◆ Exercise
Transcribe the whole listing without a single picture.

◆ Dataset section
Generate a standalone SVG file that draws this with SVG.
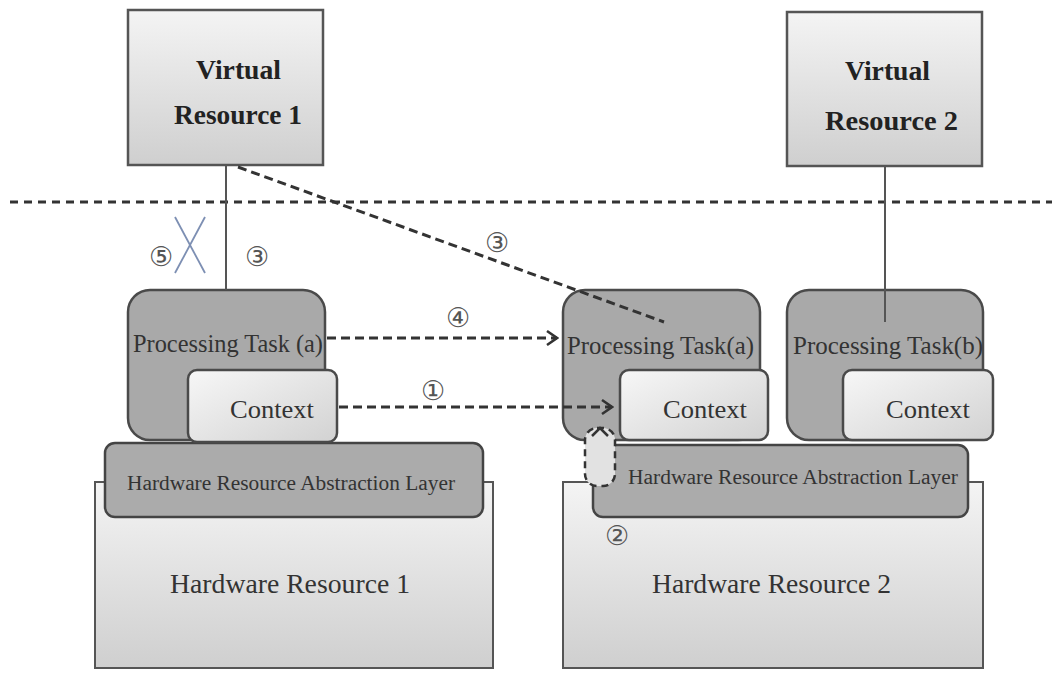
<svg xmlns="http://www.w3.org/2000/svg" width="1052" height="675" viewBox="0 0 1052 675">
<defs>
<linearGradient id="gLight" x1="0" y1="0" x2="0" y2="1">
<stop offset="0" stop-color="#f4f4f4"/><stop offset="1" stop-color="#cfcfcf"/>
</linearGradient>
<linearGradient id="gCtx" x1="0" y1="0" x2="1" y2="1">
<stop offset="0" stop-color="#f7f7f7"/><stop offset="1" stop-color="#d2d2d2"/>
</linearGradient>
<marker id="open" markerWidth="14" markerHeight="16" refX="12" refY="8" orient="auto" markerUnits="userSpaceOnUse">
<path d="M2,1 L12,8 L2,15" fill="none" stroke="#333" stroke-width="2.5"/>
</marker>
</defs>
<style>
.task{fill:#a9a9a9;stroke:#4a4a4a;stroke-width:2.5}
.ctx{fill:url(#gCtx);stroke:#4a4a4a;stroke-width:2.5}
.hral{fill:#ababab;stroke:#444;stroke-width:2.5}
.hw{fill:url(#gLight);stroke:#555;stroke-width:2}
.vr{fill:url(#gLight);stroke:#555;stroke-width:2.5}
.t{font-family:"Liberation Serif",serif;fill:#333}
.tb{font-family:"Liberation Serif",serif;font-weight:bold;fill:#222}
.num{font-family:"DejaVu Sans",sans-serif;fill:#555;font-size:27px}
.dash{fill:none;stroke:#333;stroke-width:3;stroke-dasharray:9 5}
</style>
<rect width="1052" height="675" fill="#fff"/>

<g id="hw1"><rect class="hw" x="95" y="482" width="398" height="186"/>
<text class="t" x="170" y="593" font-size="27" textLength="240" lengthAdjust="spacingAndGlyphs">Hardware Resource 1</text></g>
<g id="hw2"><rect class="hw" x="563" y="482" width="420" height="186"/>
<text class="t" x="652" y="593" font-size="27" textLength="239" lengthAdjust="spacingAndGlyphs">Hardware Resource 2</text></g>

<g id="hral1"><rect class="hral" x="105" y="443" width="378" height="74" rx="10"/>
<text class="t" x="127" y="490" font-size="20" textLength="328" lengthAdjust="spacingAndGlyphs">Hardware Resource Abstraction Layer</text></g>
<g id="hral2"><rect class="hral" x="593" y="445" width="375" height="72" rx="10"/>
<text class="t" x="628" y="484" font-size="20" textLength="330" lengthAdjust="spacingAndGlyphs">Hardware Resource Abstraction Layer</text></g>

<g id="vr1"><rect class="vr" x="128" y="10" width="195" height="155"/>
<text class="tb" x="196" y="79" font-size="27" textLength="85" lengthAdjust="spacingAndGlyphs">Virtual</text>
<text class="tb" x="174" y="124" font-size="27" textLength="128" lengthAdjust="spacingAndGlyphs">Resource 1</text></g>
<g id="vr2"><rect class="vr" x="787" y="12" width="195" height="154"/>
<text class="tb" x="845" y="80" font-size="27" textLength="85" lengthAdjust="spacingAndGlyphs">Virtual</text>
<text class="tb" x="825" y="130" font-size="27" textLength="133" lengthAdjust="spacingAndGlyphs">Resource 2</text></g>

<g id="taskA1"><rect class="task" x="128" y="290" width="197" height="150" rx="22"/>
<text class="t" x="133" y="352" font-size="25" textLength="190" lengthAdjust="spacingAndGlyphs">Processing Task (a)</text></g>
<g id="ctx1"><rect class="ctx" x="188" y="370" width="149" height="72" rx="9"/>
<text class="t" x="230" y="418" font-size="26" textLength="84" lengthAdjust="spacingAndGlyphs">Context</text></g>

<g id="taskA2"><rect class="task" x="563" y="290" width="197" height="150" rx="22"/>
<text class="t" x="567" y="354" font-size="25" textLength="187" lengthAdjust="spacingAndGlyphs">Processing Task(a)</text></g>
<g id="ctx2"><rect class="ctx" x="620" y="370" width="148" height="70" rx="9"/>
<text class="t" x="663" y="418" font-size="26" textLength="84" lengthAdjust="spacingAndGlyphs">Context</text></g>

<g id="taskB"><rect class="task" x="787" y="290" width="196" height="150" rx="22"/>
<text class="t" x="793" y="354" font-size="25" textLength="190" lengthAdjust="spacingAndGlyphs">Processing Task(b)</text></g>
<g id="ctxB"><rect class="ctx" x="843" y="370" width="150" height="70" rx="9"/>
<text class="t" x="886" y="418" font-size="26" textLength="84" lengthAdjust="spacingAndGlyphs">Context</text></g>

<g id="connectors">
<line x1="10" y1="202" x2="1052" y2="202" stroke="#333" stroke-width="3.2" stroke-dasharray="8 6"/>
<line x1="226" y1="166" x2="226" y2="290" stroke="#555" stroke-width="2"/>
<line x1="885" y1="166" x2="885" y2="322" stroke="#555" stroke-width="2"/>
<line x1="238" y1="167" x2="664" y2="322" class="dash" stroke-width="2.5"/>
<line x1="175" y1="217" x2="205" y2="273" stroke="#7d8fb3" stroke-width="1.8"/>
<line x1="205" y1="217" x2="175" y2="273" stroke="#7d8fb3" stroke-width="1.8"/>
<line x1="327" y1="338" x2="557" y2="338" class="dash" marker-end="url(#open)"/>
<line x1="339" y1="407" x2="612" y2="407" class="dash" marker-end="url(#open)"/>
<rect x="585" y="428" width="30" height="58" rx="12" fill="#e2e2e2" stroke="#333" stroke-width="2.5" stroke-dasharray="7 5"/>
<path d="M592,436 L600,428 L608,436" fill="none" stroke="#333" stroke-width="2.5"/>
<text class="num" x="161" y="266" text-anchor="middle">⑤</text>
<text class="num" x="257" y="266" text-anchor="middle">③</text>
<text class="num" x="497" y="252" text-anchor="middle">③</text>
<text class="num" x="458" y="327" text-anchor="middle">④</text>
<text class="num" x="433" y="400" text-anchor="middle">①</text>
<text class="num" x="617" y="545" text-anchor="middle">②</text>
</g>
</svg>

◆ Finished answer
Generate a standalone SVG file that draws this with SVG.
<svg xmlns="http://www.w3.org/2000/svg" width="1052" height="675" viewBox="0 0 1052 675">
<defs>
<linearGradient id="gLight" x1="0" y1="0" x2="0" y2="1">
<stop offset="0" stop-color="#f4f4f4"/><stop offset="1" stop-color="#cfcfcf"/>
</linearGradient>
<linearGradient id="gCtx" x1="0" y1="0" x2="1" y2="1">
<stop offset="0" stop-color="#f7f7f7"/><stop offset="1" stop-color="#d2d2d2"/>
</linearGradient>
<marker id="open" markerWidth="14" markerHeight="16" refX="12" refY="8" orient="auto" markerUnits="userSpaceOnUse">
<path d="M2,1 L12,8 L2,15" fill="none" stroke="#333" stroke-width="2.5"/>
</marker>
</defs>
<style>
.task{fill:#a9a9a9;stroke:#4a4a4a;stroke-width:2.5}
.ctx{fill:url(#gCtx);stroke:#4a4a4a;stroke-width:2.5}
.hral{fill:#ababab;stroke:#444;stroke-width:2.5}
.hw{fill:url(#gLight);stroke:#555;stroke-width:2}
.vr{fill:url(#gLight);stroke:#555;stroke-width:2.5}
.t{font-family:"Liberation Serif",serif;fill:#333}
.tb{font-family:"Liberation Serif",serif;font-weight:bold;fill:#222}
.num{font-family:"DejaVu Sans",sans-serif;fill:#555;font-size:27px}
.dash{fill:none;stroke:#333;stroke-width:3;stroke-dasharray:9 5}
</style>
<rect width="1052" height="675" fill="#fff"/>

<g id="hw1"><rect class="hw" x="95" y="482" width="398" height="186"/>
<text class="t" x="170" y="593" font-size="27" textLength="240" lengthAdjust="spacingAndGlyphs">Hardware Resource 1</text></g>
<g id="hw2"><rect class="hw" x="563" y="482" width="420" height="186"/>
<text class="t" x="652" y="593" font-size="27" textLength="239" lengthAdjust="spacingAndGlyphs">Hardware Resource 2</text></g>

<g id="hral1"><rect class="hral" x="105" y="443" width="378" height="74" rx="10"/>
<text class="t" x="127" y="490" font-size="20" textLength="328" lengthAdjust="spacingAndGlyphs">Hardware Resource Abstraction Layer</text></g>
<g id="hral2"><rect class="hral" x="593" y="445" width="375" height="72" rx="10"/>
<text class="t" x="628" y="484" font-size="20" textLength="330" lengthAdjust="spacingAndGlyphs">Hardware Resource Abstraction Layer</text></g>

<g id="vr1"><rect class="vr" x="128" y="10" width="195" height="155"/>
<text class="tb" x="196" y="79" font-size="27" textLength="85" lengthAdjust="spacingAndGlyphs">Virtual</text>
<text class="tb" x="174" y="124" font-size="27" textLength="128" lengthAdjust="spacingAndGlyphs">Resource 1</text></g>
<g id="vr2"><rect class="vr" x="787" y="12" width="195" height="154"/>
<text class="tb" x="845" y="80" font-size="27" textLength="85" lengthAdjust="spacingAndGlyphs">Virtual</text>
<text class="tb" x="825" y="130" font-size="27" textLength="133" lengthAdjust="spacingAndGlyphs">Resource 2</text></g>

<g id="taskA1"><rect class="task" x="128" y="290" width="197" height="150" rx="22"/>
<text class="t" x="133" y="352" font-size="25" textLength="190" lengthAdjust="spacingAndGlyphs">Processing Task (a)</text></g>
<g id="ctx1"><rect class="ctx" x="188" y="370" width="149" height="72" rx="9"/>
<text class="t" x="230" y="418" font-size="26" textLength="84" lengthAdjust="spacingAndGlyphs">Context</text></g>

<g id="taskA2"><rect class="task" x="563" y="290" width="197" height="150" rx="22"/>
<text class="t" x="567" y="354" font-size="25" textLength="187" lengthAdjust="spacingAndGlyphs">Processing Task(a)</text></g>
<g id="ctx2"><rect class="ctx" x="620" y="370" width="148" height="70" rx="9"/>
<text class="t" x="663" y="418" font-size="26" textLength="84" lengthAdjust="spacingAndGlyphs">Context</text></g>

<g id="taskB"><rect class="task" x="787" y="290" width="196" height="150" rx="22"/>
<text class="t" x="793" y="354" font-size="25" textLength="190" lengthAdjust="spacingAndGlyphs">Processing Task(b)</text></g>
<g id="ctxB"><rect class="ctx" x="843" y="370" width="150" height="70" rx="9"/>
<text class="t" x="886" y="418" font-size="26" textLength="84" lengthAdjust="spacingAndGlyphs">Context</text></g>

<g id="connectors">
<line x1="10" y1="202" x2="1052" y2="202" stroke="#333" stroke-width="3.2" stroke-dasharray="8 6"/>
<line x1="226" y1="166" x2="226" y2="290" stroke="#555" stroke-width="2"/>
<line x1="885" y1="166" x2="885" y2="322" stroke="#555" stroke-width="2"/>
<line x1="238" y1="167" x2="664" y2="322" class="dash" stroke-width="2.5"/>
<line x1="175" y1="217" x2="205" y2="273" stroke="#7d8fb3" stroke-width="1.8"/>
<line x1="205" y1="217" x2="175" y2="273" stroke="#7d8fb3" stroke-width="1.8"/>
<line x1="327" y1="338" x2="557" y2="338" class="dash" marker-end="url(#open)"/>
<line x1="339" y1="407" x2="612" y2="407" class="dash" marker-end="url(#open)"/>
<rect x="585" y="428" width="30" height="58" rx="12" fill="#e2e2e2" stroke="#333" stroke-width="2.5" stroke-dasharray="7 5"/>
<path d="M592,436 L600,428 L608,436" fill="none" stroke="#333" stroke-width="2.5"/>
<text class="num" x="161" y="266" text-anchor="middle">⑤</text>
<text class="num" x="257" y="266" text-anchor="middle">③</text>
<text class="num" x="497" y="252" text-anchor="middle">③</text>
<text class="num" x="458" y="327" text-anchor="middle">④</text>
<text class="num" x="433" y="400" text-anchor="middle">①</text>
<text class="num" x="617" y="545" text-anchor="middle">②</text>
</g>
</svg>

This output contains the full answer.